Source data:
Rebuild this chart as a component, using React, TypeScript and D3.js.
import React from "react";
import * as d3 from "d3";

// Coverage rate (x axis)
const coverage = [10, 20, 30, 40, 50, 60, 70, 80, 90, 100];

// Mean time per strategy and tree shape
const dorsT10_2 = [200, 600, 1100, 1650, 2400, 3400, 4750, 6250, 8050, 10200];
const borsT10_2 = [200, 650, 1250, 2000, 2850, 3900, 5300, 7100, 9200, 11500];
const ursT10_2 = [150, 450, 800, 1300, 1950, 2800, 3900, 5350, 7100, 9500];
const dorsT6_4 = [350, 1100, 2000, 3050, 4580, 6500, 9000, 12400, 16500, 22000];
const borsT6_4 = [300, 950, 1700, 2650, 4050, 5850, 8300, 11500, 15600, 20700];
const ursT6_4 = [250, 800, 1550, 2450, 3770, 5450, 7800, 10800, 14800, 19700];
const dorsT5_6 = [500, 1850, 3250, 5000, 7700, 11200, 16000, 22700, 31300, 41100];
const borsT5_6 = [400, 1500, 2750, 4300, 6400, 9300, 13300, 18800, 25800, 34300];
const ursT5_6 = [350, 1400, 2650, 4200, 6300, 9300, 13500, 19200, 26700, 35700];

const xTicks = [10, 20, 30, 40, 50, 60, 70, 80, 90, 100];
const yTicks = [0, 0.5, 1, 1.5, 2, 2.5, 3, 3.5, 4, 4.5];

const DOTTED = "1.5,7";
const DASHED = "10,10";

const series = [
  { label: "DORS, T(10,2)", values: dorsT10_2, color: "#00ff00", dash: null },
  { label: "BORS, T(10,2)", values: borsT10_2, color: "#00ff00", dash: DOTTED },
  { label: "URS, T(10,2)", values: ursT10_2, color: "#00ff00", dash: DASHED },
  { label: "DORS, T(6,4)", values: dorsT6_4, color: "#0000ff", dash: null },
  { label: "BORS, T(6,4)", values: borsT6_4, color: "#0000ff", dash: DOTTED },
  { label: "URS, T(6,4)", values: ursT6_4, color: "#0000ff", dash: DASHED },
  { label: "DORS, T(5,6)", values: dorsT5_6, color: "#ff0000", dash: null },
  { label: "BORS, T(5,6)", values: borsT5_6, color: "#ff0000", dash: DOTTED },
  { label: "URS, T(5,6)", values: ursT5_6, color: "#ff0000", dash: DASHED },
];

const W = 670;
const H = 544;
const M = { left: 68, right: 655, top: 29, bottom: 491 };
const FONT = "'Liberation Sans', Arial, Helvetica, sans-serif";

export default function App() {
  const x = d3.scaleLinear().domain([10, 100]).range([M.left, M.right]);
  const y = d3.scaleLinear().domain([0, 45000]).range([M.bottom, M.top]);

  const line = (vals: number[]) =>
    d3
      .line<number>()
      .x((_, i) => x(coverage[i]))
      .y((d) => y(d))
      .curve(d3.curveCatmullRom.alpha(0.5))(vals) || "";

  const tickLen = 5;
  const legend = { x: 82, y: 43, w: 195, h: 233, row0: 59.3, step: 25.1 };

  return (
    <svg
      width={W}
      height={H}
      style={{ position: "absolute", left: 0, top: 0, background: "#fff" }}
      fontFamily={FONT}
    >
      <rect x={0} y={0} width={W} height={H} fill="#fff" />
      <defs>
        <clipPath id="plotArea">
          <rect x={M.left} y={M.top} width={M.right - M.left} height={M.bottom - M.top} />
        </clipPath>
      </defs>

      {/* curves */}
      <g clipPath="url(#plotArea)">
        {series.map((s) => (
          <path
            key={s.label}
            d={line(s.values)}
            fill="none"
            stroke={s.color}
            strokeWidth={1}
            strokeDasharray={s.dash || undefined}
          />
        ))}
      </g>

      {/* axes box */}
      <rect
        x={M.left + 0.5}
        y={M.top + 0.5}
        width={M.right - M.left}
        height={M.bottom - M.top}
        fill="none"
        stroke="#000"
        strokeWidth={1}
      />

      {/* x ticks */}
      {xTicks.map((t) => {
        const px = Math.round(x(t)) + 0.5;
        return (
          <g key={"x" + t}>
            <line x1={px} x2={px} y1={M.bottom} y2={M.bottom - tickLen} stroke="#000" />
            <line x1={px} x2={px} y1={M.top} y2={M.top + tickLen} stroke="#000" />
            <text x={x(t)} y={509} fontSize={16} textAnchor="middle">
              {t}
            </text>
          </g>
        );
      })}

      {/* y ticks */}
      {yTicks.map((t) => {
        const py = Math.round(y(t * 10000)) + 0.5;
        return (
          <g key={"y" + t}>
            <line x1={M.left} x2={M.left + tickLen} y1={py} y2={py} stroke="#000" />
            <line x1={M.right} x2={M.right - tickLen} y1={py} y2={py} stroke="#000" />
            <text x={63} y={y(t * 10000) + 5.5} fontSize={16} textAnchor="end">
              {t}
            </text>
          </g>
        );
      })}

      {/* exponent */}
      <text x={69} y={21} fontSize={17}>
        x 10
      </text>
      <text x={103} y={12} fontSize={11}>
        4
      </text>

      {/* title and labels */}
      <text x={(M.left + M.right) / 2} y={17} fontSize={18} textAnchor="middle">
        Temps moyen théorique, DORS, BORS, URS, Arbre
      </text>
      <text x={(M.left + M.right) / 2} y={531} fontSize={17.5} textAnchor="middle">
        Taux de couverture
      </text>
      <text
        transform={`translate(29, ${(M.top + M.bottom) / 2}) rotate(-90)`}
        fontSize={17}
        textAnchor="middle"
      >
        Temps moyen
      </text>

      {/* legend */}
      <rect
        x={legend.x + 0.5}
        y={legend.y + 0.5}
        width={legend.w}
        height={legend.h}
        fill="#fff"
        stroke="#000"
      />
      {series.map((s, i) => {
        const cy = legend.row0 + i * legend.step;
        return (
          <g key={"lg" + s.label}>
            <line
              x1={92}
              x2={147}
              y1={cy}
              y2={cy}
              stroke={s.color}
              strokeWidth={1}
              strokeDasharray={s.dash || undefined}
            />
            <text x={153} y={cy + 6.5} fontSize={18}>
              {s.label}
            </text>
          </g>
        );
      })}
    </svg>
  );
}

Aim of the task: Retype all of the data shown above, word for word.

Exercise result:
Rebuild this chart as a component, using React, TypeScript and D3.js.
import React from "react";
import * as d3 from "d3";

// Coverage rate (x axis)
const coverage = [10, 20, 30, 40, 50, 60, 70, 80, 90, 100];

// Mean time per strategy and tree shape
const dorsT10_2 = [200, 600, 1100, 1650, 2400, 3400, 4750, 6250, 8050, 10200];
const borsT10_2 = [200, 650, 1250, 2000, 2850, 3900, 5300, 7100, 9200, 11500];
const ursT10_2 = [150, 450, 800, 1300, 1950, 2800, 3900, 5350, 7100, 9500];
const dorsT6_4 = [350, 1100, 2000, 3050, 4580, 6500, 9000, 12400, 16500, 22000];
const borsT6_4 = [300, 950, 1700, 2650, 4050, 5850, 8300, 11500, 15600, 20700];
const ursT6_4 = [250, 800, 1550, 2450, 3770, 5450, 7800, 10800, 14800, 19700];
const dorsT5_6 = [500, 1850, 3250, 5000, 7700, 11200, 16000, 22700, 31300, 41100];
const borsT5_6 = [400, 1500, 2750, 4300, 6400, 9300, 13300, 18800, 25800, 34300];
const ursT5_6 = [350, 1400, 2650, 4200, 6300, 9300, 13500, 19200, 26700, 35700];

const xTicks = [10, 20, 30, 40, 50, 60, 70, 80, 90, 100];
const yTicks = [0, 0.5, 1, 1.5, 2, 2.5, 3, 3.5, 4, 4.5];

const DOTTED = "1.5,7";
const DASHED = "10,10";

const series = [
  { label: "DORS, T(10,2)", values: dorsT10_2, color: "#00ff00", dash: null },
  { label: "BORS, T(10,2)", values: borsT10_2, color: "#00ff00", dash: DOTTED },
  { label: "URS, T(10,2)", values: ursT10_2, color: "#00ff00", dash: DASHED },
  { label: "DORS, T(6,4)", values: dorsT6_4, color: "#0000ff", dash: null },
  { label: "BORS, T(6,4)", values: borsT6_4, color: "#0000ff", dash: DOTTED },
  { label: "URS, T(6,4)", values: ursT6_4, color: "#0000ff", dash: DASHED },
  { label: "DORS, T(5,6)", values: dorsT5_6, color: "#ff0000", dash: null },
  { label: "BORS, T(5,6)", values: borsT5_6, color: "#ff0000", dash: DOTTED },
  { label: "URS, T(5,6)", values: ursT5_6, color: "#ff0000", dash: DASHED },
];

const W = 670;
const H = 544;
const M = { left: 68, right: 655, top: 29, bottom: 491 };
const FONT = "'Liberation Sans', Arial, Helvetica, sans-serif";

export default function App() {
  const x = d3.scaleLinear().domain([10, 100]).range([M.left, M.right]);
  const y = d3.scaleLinear().domain([0, 45000]).range([M.bottom, M.top]);

  const line = (vals: number[]) =>
    d3
      .line<number>()
      .x((_, i) => x(coverage[i]))
      .y((d) => y(d))
      .curve(d3.curveCatmullRom.alpha(0.5))(vals) || "";

  const tickLen = 5;
  const legend = { x: 82, y: 43, w: 195, h: 233, row0: 59.3, step: 25.1 };

  return (
    <svg
      width={W}
      height={H}
      style={{ position: "absolute", left: 0, top: 0, background: "#fff" }}
      fontFamily={FONT}
    >
      <rect x={0} y={0} width={W} height={H} fill="#fff" />
      <defs>
        <clipPath id="plotArea">
          <rect x={M.left} y={M.top} width={M.right - M.left} height={M.bottom - M.top} />
        </clipPath>
      </defs>

      {/* curves */}
      <g clipPath="url(#plotArea)">
        {series.map((s) => (
          <path
            key={s.label}
            d={line(s.values)}
            fill="none"
            stroke={s.color}
            strokeWidth={1}
            strokeDasharray={s.dash || undefined}
          />
        ))}
      </g>

      {/* axes box */}
      <rect
        x={M.left + 0.5}
        y={M.top + 0.5}
        width={M.right - M.left}
        height={M.bottom - M.top}
        fill="none"
        stroke="#000"
        strokeWidth={1}
      />

      {/* x ticks */}
      {xTicks.map((t) => {
        const px = Math.round(x(t)) + 0.5;
        return (
          <g key={"x" + t}>
            <line x1={px} x2={px} y1={M.bottom} y2={M.bottom - tickLen} stroke="#000" />
            <line x1={px} x2={px} y1={M.top} y2={M.top + tickLen} stroke="#000" />
            <text x={x(t)} y={509} fontSize={16} textAnchor="middle">
              {t}
            </text>
          </g>
        );
      })}

      {/* y ticks */}
      {yTicks.map((t) => {
        const py = Math.round(y(t * 10000)) + 0.5;
        return (
          <g key={"y" + t}>
            <line x1={M.left} x2={M.left + tickLen} y1={py} y2={py} stroke="#000" />
            <line x1={M.right} x2={M.right - tickLen} y1={py} y2={py} stroke="#000" />
            <text x={63} y={y(t * 10000) + 5.5} fontSize={16} textAnchor="end">
              {t}
            </text>
          </g>
        );
      })}

      {/* exponent */}
      <text x={69} y={21} fontSize={17}>
        x 10
      </text>
      <text x={103} y={12} fontSize={11}>
        4
      </text>

      {/* title and labels */}
      <text x={(M.left + M.right) / 2} y={17} fontSize={18} textAnchor="middle">
        Temps moyen théorique, DORS, BORS, URS, Arbre
      </text>
      <text x={(M.left + M.right) / 2} y={531} fontSize={17.5} textAnchor="middle">
        Taux de couverture
      </text>
      <text
        transform={`translate(29, ${(M.top + M.bottom) / 2}) rotate(-90)`}
        fontSize={17}
        textAnchor="middle"
      >
        Temps moyen
      </text>

      {/* legend */}
      <rect
        x={legend.x + 0.5}
        y={legend.y + 0.5}
        width={legend.w}
        height={legend.h}
        fill="#fff"
        stroke="#000"
      />
      {series.map((s, i) => {
        const cy = legend.row0 + i * legend.step;
        return (
          <g key={"lg" + s.label}>
            <line
              x1={92}
              x2={147}
              y1={cy}
              y2={cy}
              stroke={s.color}
              strokeWidth={1}
              strokeDasharray={s.dash || undefined}
            />
            <text x={153} y={cy + 6.5} fontSize={18}>
              {s.label}
            </text>
          </g>
        );
      })}
    </svg>
  );
}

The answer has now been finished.